In Linux, a new task can be created using fork() system call. fork() call creates an almost exact copy of the parent process. The differences are in pid (unique), and parent pointer. It creates an exact copy of task descriptor, and resource utilization limit (set to 0, initially). But there are a lot of parameters in the task descriptor that must not be copied to child. So the forking operation is implemented in the kernel using clone() system call, which in turn calls do_fork() system call in kernel/fork.c. do_fork() predominantly uses an unsigned long variable called clone_flag to determine what parameters need to be shared or copied. The first call made by do_fork() is copy_process(), which has the following code:


retval = security_task_create(clone_flags);

The first step of copy_process() is to call security_task_create() implemented in security/security.c. In this function, a structure called struct security_operations is used. This function takes clone_flags as input and determines if the current process has sufficient permission to create a child process. This is done by calling selinux_task_create() function in security/selinux/hooks.c, which also has a function current_has_perm() that takes clone_flag and check for several permissions using access vector cache - a component that provides caching of access decision computation in order to avoid doing it over and over again. If security_task_create() returns 0, copy_process() cannot create the new task.


p = dup_task_struct(current);
ftrace_graph_init_task(p);
rt_mutex_init_task(p);
retval = copy_creds(p, clone_flags);

The next step is to duplicate the struct task_struct by calling dup_task_struct(). Once the struct task_struct is duplicated, the values of the pointers to parent tasks that do not make sense in the child are set to appropriate values as explained in the subsequent paragraph. This is followed by a call to copy_creds(), implemented in kernel/creds.c. The copy_creds() copies the credential of parent to the child and at this point a new clone_flag parameter called CLONE_THREAD has to be introduced.

In Linux, there is no differentiation between threads and tasks (or processes). They are both created and destroyed in the same way, but handled a little differently. CLONE_THREAD flag says that the child has to be placed in the same group as the parent. The parent of the child process in this case is the same as the parent of the task that called clone() and not the task that called clone() itself. The process and session keyrings (handled later) are shared between all the threads in a process. This explains why struct task_struct has two pointers, namely real_parent and parent. In case of CLONE_THREAD flag set, real_parent points to the task that invoked the clone(), but beyond that this "real parent" does not have any control over the newly created task.
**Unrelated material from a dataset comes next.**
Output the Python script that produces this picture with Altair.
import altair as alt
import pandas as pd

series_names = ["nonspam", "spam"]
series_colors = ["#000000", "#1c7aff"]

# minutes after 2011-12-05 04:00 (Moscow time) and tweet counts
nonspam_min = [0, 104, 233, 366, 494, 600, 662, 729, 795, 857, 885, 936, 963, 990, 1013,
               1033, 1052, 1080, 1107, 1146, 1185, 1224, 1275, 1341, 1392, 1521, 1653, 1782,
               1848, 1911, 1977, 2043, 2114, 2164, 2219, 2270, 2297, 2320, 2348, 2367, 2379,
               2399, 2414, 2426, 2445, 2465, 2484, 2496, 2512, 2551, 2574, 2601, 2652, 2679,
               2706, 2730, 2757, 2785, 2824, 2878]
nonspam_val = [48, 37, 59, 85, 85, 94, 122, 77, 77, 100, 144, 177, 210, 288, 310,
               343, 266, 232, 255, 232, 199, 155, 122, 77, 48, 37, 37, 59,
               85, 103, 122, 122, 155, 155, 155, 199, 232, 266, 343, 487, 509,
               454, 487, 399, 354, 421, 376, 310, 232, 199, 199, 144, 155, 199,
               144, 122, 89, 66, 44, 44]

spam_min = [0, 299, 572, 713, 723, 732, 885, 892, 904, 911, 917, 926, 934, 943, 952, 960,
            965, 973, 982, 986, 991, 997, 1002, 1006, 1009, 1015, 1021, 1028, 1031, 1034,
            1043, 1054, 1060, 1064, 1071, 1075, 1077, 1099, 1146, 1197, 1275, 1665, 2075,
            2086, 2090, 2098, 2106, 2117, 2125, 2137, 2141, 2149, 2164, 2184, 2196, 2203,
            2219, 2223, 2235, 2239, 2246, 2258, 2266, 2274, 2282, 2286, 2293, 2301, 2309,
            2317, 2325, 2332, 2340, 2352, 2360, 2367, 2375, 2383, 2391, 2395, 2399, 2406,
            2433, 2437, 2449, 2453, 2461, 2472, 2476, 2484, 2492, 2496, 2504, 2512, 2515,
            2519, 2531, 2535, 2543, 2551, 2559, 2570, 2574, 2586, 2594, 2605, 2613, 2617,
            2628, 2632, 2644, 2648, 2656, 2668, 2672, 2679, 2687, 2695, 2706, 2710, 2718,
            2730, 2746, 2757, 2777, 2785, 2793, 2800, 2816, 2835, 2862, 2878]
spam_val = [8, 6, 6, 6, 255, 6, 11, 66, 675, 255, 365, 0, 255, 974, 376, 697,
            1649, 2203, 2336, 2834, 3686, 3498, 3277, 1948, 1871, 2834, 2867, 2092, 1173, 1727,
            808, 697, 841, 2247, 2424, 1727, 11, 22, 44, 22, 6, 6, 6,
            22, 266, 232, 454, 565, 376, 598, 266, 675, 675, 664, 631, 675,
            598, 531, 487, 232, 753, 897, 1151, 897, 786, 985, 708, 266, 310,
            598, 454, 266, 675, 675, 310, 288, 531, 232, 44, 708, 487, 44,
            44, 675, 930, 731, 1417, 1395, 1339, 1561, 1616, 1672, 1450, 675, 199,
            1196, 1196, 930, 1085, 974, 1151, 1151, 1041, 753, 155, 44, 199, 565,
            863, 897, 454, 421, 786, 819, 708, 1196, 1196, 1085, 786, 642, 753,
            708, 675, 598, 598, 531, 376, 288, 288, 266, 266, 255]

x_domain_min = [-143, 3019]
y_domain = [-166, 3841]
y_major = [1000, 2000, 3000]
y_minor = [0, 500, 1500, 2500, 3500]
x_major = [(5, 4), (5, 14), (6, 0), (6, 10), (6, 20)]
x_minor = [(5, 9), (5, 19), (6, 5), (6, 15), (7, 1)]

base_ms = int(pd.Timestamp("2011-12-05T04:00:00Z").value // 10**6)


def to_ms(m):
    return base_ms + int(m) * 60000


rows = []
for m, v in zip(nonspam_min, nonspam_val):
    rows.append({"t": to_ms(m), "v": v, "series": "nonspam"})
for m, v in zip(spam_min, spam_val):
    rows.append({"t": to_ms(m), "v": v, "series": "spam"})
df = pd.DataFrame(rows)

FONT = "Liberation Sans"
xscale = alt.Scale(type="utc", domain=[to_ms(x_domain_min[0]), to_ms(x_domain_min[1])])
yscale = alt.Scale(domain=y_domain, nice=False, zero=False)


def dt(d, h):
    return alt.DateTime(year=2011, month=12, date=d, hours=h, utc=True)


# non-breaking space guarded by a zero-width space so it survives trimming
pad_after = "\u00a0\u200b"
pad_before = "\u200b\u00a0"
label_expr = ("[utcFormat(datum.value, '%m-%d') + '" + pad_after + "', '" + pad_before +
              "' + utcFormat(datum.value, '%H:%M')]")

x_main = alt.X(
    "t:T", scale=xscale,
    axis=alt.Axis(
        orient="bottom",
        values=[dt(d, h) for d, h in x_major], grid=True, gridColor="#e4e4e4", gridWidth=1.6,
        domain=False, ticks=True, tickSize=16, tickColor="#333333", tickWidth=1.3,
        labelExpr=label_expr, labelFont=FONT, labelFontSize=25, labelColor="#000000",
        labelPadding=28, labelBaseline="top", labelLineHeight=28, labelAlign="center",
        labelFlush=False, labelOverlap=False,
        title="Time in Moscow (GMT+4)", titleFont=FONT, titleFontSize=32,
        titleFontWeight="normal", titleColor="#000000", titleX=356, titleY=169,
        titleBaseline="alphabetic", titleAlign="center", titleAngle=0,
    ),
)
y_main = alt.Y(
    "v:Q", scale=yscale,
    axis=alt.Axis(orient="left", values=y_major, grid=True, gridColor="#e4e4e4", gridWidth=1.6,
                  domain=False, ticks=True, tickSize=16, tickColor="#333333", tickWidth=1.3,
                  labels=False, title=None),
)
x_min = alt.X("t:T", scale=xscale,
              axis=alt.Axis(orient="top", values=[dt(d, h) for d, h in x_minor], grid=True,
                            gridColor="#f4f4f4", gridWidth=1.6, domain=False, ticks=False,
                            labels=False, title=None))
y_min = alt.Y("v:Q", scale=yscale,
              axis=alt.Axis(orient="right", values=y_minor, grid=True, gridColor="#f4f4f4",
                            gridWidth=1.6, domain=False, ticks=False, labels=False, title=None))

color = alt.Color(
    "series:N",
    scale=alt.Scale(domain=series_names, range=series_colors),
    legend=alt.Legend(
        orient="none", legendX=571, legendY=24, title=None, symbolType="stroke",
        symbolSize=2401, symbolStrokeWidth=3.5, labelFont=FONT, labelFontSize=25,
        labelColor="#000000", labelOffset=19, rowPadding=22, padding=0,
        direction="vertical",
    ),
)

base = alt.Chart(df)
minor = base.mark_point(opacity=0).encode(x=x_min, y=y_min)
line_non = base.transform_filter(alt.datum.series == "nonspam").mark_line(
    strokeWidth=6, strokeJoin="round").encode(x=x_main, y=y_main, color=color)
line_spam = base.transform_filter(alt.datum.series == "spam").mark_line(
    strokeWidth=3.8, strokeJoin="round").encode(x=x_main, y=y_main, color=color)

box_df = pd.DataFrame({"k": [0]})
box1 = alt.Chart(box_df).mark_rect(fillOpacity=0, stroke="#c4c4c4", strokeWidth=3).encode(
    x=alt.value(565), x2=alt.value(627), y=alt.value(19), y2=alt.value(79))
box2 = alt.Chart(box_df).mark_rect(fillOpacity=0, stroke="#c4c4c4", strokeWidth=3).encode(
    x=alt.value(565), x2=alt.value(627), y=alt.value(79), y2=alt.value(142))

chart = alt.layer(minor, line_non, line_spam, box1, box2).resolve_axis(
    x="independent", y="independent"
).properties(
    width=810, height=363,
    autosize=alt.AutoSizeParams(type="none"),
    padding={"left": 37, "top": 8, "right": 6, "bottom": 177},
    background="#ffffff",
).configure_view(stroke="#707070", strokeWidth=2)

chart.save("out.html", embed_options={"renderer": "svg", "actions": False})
The parent of the newly created task is marked as the task that created all these threads. getppid() system call brings that parent process and only the parent process gets SIGCHLD on termination of child, if it makes wait() system call. So the copy_creds() has to copy the credentials and keyrings of the common parent (not the real parent) for all these threads. So threads in Linux are processes that share parent and user space. Note that the thread we are talking about here are user threads that any program creates using pthread or zthread libraries. They are completely different from kernel threads created by Linux kernel for its internal operations.

After this, the function takes care of setting the CPU time utilized to zero and splitting the total CPU time from parent to give it to the child. Then sched_fork() function defined in kernel/sched.c is invoked. Process scheduling is a separate topic of discussion.

In this chapter, we looked at how a task is created in Linux kernel or rather what important operations are performed during task creation. In the next chapter, we will see task termination. In the meantime, you can put printk() statements in copy_process() function of kernel/fork.c and check out the kernel log and observe its working.